Logical left shift of an unsigned 16-bit array.
Logical right shift of an unsigned 16-bit array.
typedef pstatus_t (*fn_lShiftC_16s_inplace_t)(INT16* pSrcDst, UINT32 val, UINT32 len);
In-place left shift.
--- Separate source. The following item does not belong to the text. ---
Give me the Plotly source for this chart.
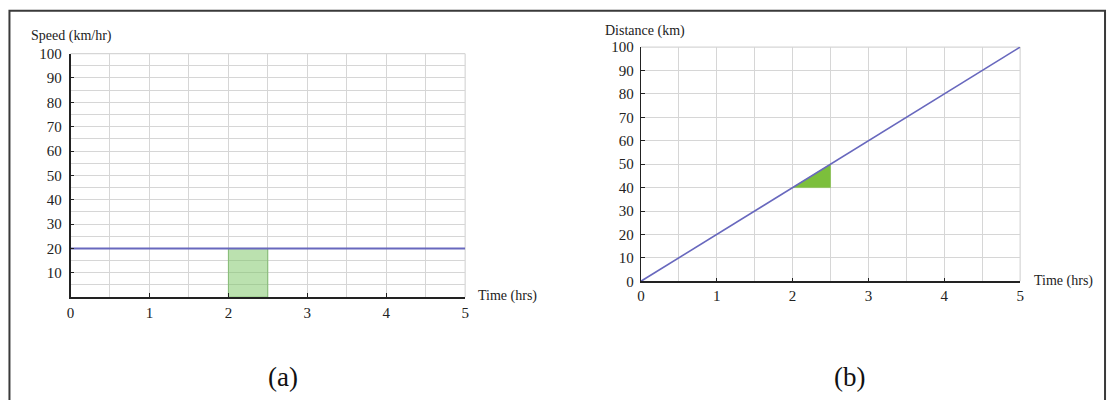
import plotly.graph_objects as go

# Data
time_line = [0, 5]
speed_line = [20, 20]
distance_line = [0, 100]

# highlighted interval
shade_t = [2, 2.5]
shade_speed = [20, 20]
tri_distance = [40, 50]

x_ticks = [0, 1, 2, 3, 4, 5]
speed_ticks = [10, 20, 30, 40, 50, 60, 70, 80, 90, 100]
dist_ticks = [0, 10, 20, 30, 40, 50, 60, 70, 80, 90, 100]

W, H = 1113, 400
FONT = "Liberation Serif"
LINE_COLOR = "#6868be"
GRID = "#d6d6d6"

fig = go.Figure()

# Left panel shading rectangle
fig.add_trace(go.Scatter(
    x=[shade_t[0], shade_t[0], shade_t[1], shade_t[1], shade_t[0]],
    y=[0, shade_speed[0], shade_speed[1], 0, 0],
    fill="toself", fillcolor="rgba(120,195,95,0.5)",
    line=dict(color="rgba(110,180,90,0.7)", width=1),
    mode="lines", xaxis="x", yaxis="y", hoverinfo="skip", showlegend=False))
fig.add_trace(go.Scatter(x=time_line, y=speed_line, mode="lines",
                         line=dict(color=LINE_COLOR, width=2),
                         xaxis="x", yaxis="y", showlegend=False))

# Right panel triangle
fig.add_trace(go.Scatter(
    x=[shade_t[0], shade_t[1], shade_t[1], shade_t[0]],
    y=[tri_distance[0], tri_distance[1], tri_distance[0], tri_distance[0]],
    fill="toself", fillcolor="#7cbf3c",
    line=dict(color="#7cbf3c", width=0.5),
    mode="lines", xaxis="x2", yaxis="y2", hoverinfo="skip", showlegend=False))
fig.add_trace(go.Scatter(x=time_line, y=distance_line, mode="lines",
                         line=dict(color=LINE_COLOR, width=1.6),
                         xaxis="x2", yaxis="y2", showlegend=False))

tickfont = dict(family=FONT, size=15, color="#222")

def px_x(p):
    return p / W

def px_y(p):
    t = (p - 6.3) / 0.9675
    return 1 - t / H

common_x = dict(range=[0, 5], tickvals=x_ticks, ticks="inside", ticklen=4,
                tickcolor="#222", showline=True, linecolor="#222", linewidth=1.5,
                showgrid=True, gridcolor=GRID, gridwidth=1.2,
                minor=dict(tickvals=[0.5, 1.5, 2.5, 3.5, 4.5], showgrid=True,
                           gridcolor=GRID, gridwidth=1.2),
                zeroline=False, tickfont=tickfont, fixedrange=True)

fig.update_layout(
    width=W, height=H, margin=dict(l=0, r=0, t=0, b=0),
    paper_bgcolor="white", plot_bgcolor="white",
    xaxis=dict(common_x, domain=[px_x(67), px_x(464.5)], anchor="y", ticklabelstandoff=1),
    yaxis=dict(domain=[px_y(297.7), px_y(52.3)], anchor="x", range=[0, 100],
               tickvals=speed_ticks, ticks="inside", ticklen=4, tickcolor="#222",
               showline=True, linecolor="#222", linewidth=1.5,
               showgrid=True, gridcolor=GRID, gridwidth=1.2,
               minor=dict(dtick=5, showgrid=True, gridcolor=GRID, gridwidth=1.2),
               zeroline=False, tickfont=tickfont, fixedrange=True, ticklabelstandoff=4),
    xaxis2=dict(common_x, domain=[px_x(641.5), px_x(1023.5)], anchor="y2", ticklabelstandoff=0),
    yaxis2=dict(domain=[px_y(281.7), px_y(45.7)], anchor="x2", range=[0, 100],
                tickvals=dist_ticks, ticks="inside", ticklen=4, tickcolor="#222",
                showline=True, linecolor="#222", linewidth=1.2,
                showgrid=True, gridcolor=GRID, gridwidth=1.2,
                zeroline=False, tickfont=tickfont, fixedrange=True, ticklabelstandoff=3),
    showlegend=False,
)

# Top/right frame lines of plot areas (light grey)
for xa, ya in [("x", "y"), ("x2", "y2")]:
    fig.add_shape(type="line", xref=f"{xa} domain", yref=f"{ya} domain",
                  x0=0, x1=1, y0=1, y1=1, line=dict(color=GRID, width=1.2), layer="below")
    fig.add_shape(type="line", xref=f"{xa} domain", yref=f"{ya} domain",
                  x0=1, x1=1, y0=0, y1=1, line=dict(color=GRID, width=1.2), layer="below")

# Outer border
fig.add_shape(type="rect", xref="paper", yref="paper",
              x0=px_x(5.5), x1=px_x(1109), y0=-0.05, y1=px_y(9),
              line=dict(color="#3a3a3a", width=2))

ann_font = dict(family=FONT, size=14, color="#222")
annotations = [
    dict(text="Speed (km/hr)", x=px_x(25), y=px_y(35), xanchor="left", yanchor="middle"),
    dict(text="Time (hrs)", x=px_x(475), y=px_y(297), xanchor="left", yanchor="middle"),
    dict(text="Distance (km)", x=px_x(603), y=px_y(29), xanchor="left", yanchor="middle"),
    dict(text="Time (hrs)", x=px_x(1035), y=px_y(281), xanchor="left", yanchor="middle"),
]
for a in annotations:
    fig.add_annotation(xref="paper", yref="paper", showarrow=False, font=ann_font, **a)

for txt, xp in [("(a)", 281), ("(b)", 852)]:
    fig.add_annotation(xref="paper", yref="paper", showarrow=False, text=txt,
                       x=px_x(xp), y=px_y(378), xanchor="center", yanchor="middle",
                       font=dict(family=FONT, size=27, color="#111"))

fig.write_html("out.html")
Since version 3.6.0.
Color Conversions
The primitives struct also contains highly-optimised color space conversion routines used internally by the codec pipeline:
| Function | Description |
|---|
yCbCrToRGB_16s8u_P3AC4R | YCbCr planar 16-bit → ARGB 8-bit |
RGBToYCbCr_16s16s_P3P3 | ARGB → YCbCr planar 16-bit |
YCoCgToRGB_8u_AC4R | YCoCg → ARGB (ClearCodec, RemoteFX) |
YUV420ToRGB_8u_P3AC4R | YUV 4:2:0 planar → ARGB 8-bit |
YUV444ToRGB_8u_P3AC4R | YUV 4:4:4 planar → ARGB 8-bit |
RGBToYUV420_8u_P3AC4R | ARGB → YUV 4:2:0 planar |
RGBToYUV444_8u_P3AC4R | ARGB → YUV 4:4:4 planar |
YUV420CombineToYUV444 | Combine main + aux AVC444 planes |
YUV444SplitToYUV420 | Split YUV444 into main + aux planes |
RGBToAVC444YUV | ARGB → AVC444 YUV (main + aux) |
SIMD Detection Flags
Use these compile-time constants to check what extensions are detected at build time:
/* x86 */
PRIM_X86_SSE2_AVAILABLE /* (1U << 4) */
PRIM_X86_SSSE3_AVAILABLE /* (1U << 6) */
PRIM_X86_SSE41_AVAILABLE /* (1U << 7) */
PRIM_X86_AVX2_AVAILABLE /* (1U << 12) */
/* ARM */
PRIM_ARM_NEON_AVAILABLE /* (1U << 7) */
Example
#include <freerdp/primitives.h>
void blend_surfaces(const BYTE* src1, const BYTE* src2,
BYTE* dst,
UINT32 width, UINT32 height, UINT32 step)
{
primitives_t* p = primitives_get();
pstatus_t rc = p->alphaComp_argb(src1, step,
src2, step,
dst, step,
width, height);
if (rc != PRIMITIVES_SUCCESS)
{
/* handle error */
}
}
void clear_buffer(void* buf, size_t bytes)
{
primitives_get()->zero(buf, bytes);
}
Call primitives_set_hints(PRIMITIVES_PURE_SOFT) before the first use to disable SIMD acceleration — useful for debugging correctness issues.
OpenCL support (PRIMITIVES_ONLY_GPU) requires building with -DWITH_OPENCL=ON. When unavailable, primitives_get_by_type(PRIMITIVES_ONLY_GPU) returns the CPU-optimized instance instead.